## Supplied data
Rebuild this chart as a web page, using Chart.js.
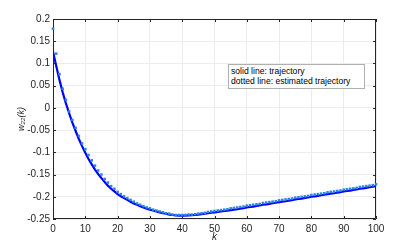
---
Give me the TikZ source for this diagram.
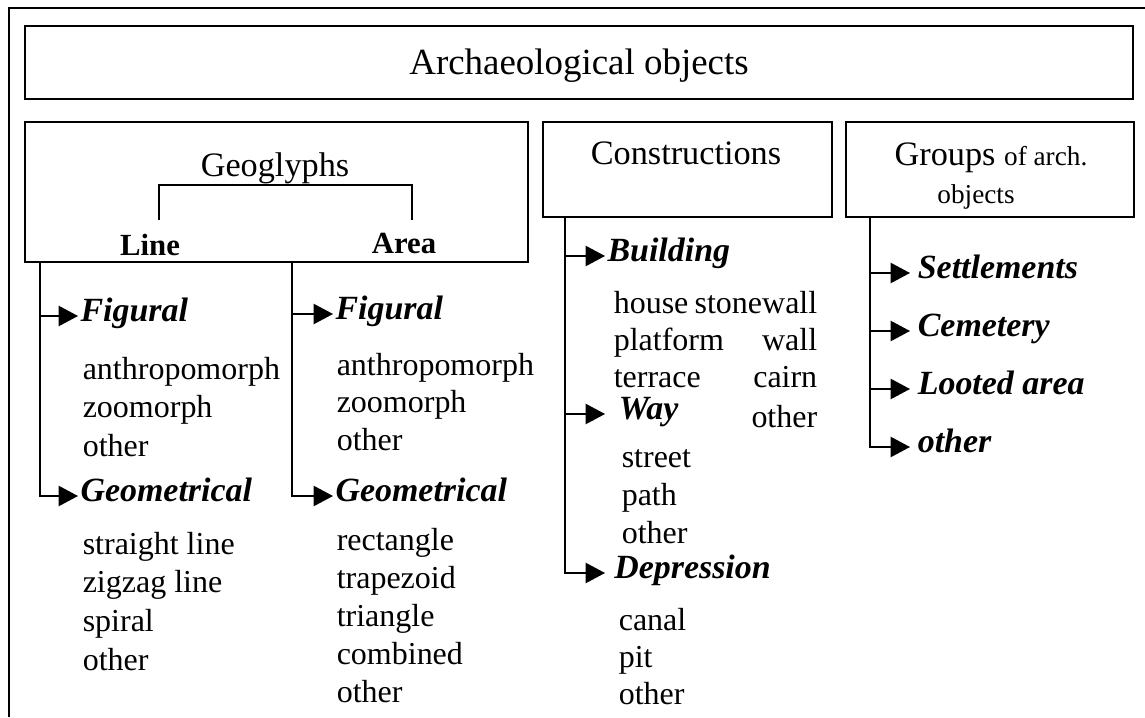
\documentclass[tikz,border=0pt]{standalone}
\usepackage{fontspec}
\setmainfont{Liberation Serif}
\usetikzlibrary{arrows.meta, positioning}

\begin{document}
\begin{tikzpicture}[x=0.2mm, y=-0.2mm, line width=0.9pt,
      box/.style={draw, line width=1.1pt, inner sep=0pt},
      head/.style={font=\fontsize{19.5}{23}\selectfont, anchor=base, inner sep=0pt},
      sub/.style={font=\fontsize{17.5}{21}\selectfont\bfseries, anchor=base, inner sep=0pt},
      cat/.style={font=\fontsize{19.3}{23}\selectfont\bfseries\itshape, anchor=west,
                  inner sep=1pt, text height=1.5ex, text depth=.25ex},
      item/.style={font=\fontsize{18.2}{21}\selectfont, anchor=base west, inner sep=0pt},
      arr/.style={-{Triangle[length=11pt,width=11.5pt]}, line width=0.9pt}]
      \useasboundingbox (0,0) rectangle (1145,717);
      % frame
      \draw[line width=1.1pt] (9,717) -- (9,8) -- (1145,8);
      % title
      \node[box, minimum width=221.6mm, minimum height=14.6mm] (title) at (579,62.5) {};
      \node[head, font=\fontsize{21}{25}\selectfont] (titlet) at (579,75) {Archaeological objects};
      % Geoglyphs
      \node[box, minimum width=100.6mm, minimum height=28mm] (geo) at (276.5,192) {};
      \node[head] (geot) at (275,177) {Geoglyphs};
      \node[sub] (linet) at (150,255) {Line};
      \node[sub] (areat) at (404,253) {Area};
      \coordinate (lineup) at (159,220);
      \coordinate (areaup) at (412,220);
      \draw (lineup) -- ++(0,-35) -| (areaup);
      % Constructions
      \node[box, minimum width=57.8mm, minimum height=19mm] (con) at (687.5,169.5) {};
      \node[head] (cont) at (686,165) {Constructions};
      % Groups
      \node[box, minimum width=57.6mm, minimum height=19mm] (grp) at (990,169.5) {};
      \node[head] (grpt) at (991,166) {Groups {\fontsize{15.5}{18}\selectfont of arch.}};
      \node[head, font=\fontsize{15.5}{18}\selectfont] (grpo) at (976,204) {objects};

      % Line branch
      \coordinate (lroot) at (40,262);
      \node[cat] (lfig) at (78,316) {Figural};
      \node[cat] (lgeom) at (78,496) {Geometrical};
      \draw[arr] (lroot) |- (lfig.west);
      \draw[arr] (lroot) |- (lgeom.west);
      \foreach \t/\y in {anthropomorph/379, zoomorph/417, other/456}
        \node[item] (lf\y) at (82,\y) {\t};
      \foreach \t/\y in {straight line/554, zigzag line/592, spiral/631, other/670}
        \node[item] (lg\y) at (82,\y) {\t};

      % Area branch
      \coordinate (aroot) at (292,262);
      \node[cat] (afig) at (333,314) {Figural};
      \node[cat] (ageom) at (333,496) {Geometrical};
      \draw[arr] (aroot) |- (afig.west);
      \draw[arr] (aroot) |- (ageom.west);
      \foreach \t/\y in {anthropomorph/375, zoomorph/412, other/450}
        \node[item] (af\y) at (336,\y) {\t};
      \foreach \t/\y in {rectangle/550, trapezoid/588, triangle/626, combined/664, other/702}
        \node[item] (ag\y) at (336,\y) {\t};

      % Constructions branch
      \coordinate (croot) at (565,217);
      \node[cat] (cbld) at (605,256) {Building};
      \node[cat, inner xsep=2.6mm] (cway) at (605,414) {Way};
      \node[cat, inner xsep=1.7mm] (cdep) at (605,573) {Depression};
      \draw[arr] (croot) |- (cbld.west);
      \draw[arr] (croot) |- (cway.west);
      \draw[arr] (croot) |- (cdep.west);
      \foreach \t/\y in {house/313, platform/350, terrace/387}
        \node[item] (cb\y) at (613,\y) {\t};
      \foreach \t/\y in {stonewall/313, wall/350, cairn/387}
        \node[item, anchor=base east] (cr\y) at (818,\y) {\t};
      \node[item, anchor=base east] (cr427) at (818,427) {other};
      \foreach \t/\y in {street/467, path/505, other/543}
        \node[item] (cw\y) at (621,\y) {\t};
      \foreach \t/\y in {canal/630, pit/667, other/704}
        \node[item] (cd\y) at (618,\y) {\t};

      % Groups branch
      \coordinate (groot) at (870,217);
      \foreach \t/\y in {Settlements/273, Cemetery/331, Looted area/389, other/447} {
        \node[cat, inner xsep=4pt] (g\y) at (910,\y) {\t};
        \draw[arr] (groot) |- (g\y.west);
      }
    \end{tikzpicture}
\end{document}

## Task requirements
All lines holding the word "this" should be picked out and copied.

## Final result
Rebuild this chart as a web page, using Chart.js.
Give me the TikZ source for this diagram.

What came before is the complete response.